**Given request:** Using the records below, locate all lines containing "that" and return them.

++++

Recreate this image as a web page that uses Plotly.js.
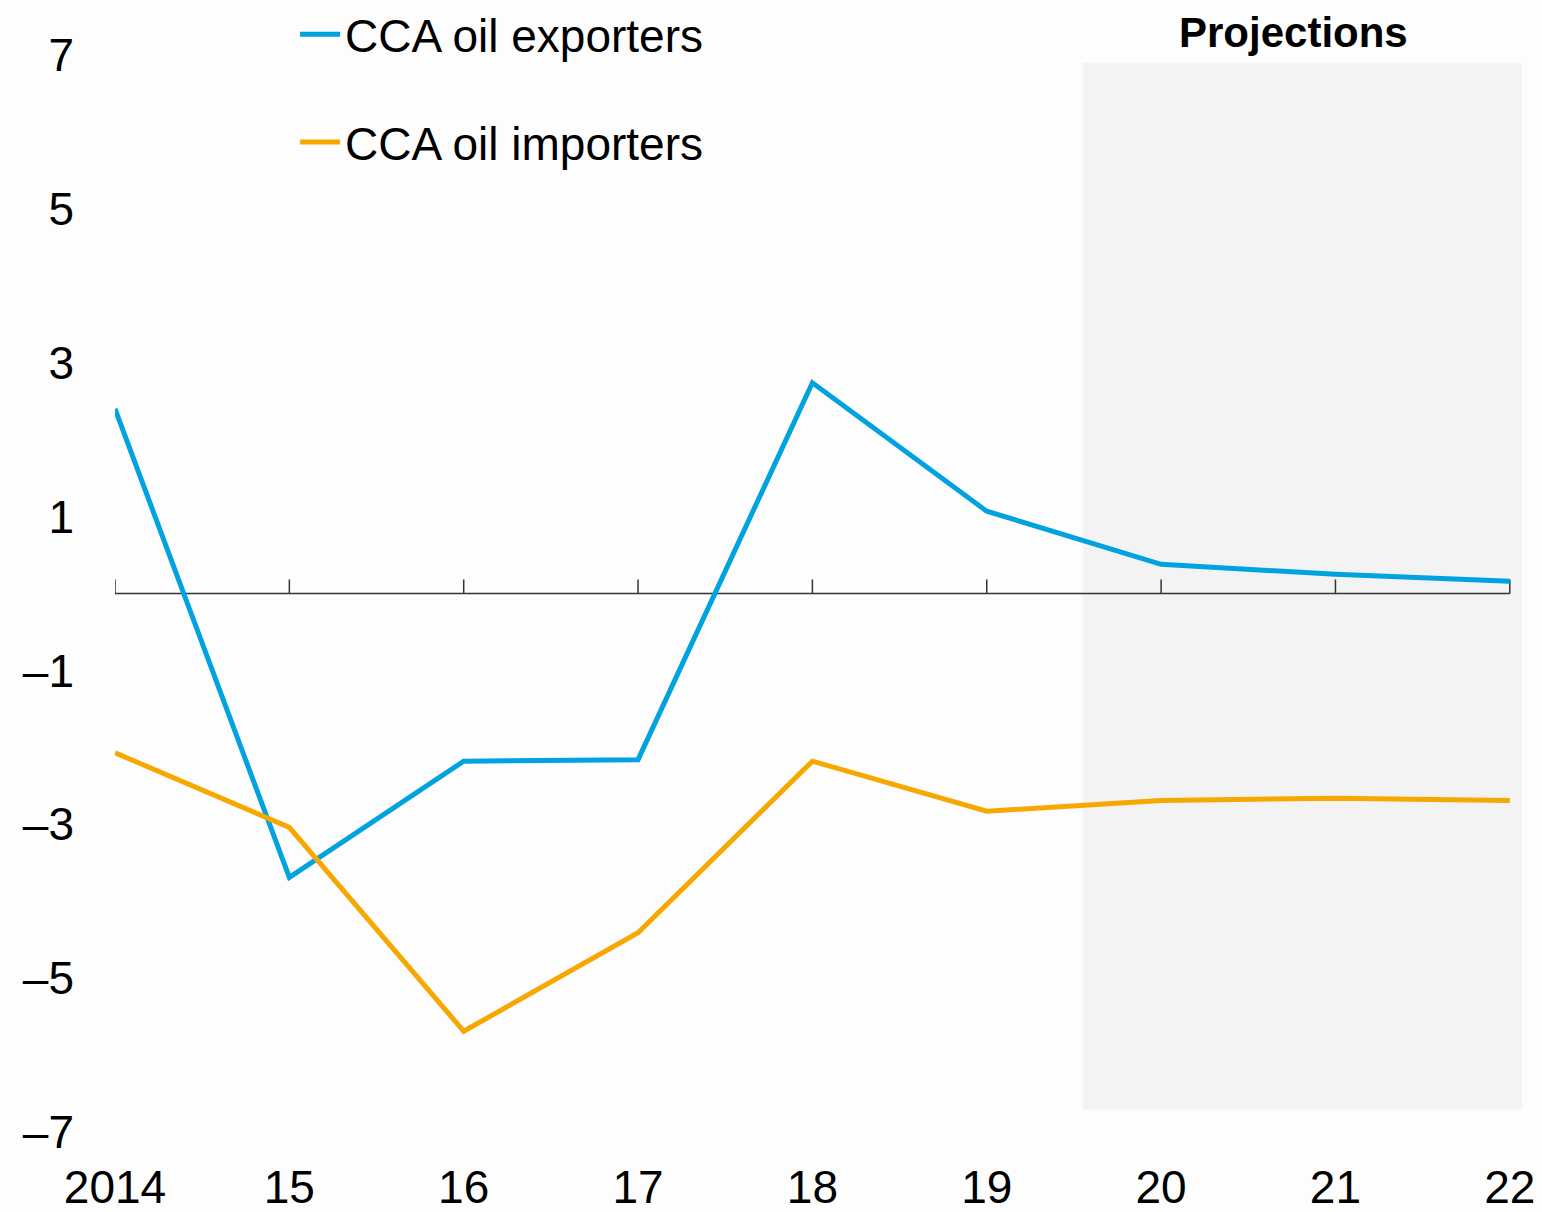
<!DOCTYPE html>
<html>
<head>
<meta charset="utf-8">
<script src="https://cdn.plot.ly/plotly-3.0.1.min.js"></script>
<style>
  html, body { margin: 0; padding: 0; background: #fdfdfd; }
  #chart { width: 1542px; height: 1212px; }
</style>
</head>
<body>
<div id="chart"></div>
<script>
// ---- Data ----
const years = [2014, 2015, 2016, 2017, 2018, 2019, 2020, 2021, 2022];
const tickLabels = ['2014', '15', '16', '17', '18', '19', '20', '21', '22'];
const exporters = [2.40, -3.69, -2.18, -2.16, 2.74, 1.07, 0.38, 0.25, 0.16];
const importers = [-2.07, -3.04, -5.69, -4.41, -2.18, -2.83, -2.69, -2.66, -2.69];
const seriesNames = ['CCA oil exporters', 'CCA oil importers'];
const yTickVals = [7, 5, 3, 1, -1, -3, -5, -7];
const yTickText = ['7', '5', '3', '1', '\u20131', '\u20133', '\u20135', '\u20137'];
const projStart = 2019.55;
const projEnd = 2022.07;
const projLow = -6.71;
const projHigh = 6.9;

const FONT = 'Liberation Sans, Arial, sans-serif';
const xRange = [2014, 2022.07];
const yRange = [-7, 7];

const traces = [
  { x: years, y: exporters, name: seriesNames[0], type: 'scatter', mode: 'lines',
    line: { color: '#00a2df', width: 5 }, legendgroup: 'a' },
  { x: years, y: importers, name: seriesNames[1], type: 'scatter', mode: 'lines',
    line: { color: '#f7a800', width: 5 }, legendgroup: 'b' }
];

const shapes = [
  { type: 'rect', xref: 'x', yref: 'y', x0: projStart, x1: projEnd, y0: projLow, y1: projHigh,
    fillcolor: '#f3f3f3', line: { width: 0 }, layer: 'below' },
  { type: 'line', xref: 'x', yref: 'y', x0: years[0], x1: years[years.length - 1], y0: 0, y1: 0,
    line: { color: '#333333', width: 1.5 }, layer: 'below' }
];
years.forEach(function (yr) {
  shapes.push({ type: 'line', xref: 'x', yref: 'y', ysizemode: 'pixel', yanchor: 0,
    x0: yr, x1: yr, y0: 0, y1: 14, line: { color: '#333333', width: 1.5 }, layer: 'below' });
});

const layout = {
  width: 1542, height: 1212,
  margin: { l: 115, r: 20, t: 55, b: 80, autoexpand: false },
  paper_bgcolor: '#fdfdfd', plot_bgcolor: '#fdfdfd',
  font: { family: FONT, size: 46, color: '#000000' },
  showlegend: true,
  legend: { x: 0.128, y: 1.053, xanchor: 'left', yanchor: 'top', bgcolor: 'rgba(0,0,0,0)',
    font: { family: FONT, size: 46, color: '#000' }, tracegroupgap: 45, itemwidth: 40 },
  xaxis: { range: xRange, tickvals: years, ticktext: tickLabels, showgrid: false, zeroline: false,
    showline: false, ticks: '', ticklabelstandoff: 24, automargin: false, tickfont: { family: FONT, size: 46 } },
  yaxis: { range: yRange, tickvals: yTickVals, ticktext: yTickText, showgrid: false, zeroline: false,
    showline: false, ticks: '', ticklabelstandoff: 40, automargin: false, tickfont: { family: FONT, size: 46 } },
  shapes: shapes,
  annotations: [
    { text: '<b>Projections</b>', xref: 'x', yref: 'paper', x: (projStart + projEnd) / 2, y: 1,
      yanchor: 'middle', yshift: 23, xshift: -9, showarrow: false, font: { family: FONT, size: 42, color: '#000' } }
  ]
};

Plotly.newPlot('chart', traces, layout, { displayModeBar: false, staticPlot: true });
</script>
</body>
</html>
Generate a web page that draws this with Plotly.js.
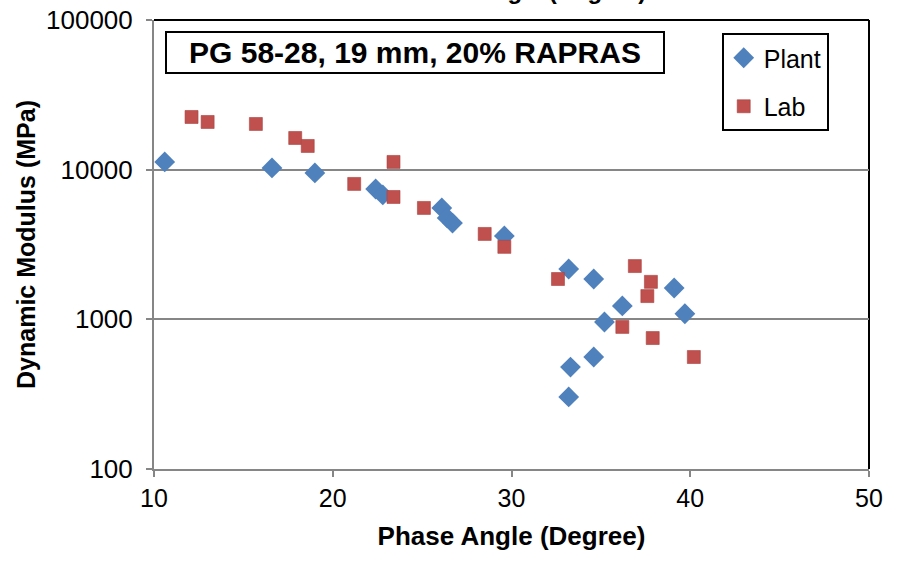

++++

**Completed task:**
Recreate this image as a web page that uses Plotly.js.
Generate a web page that draws this with Plotly.js.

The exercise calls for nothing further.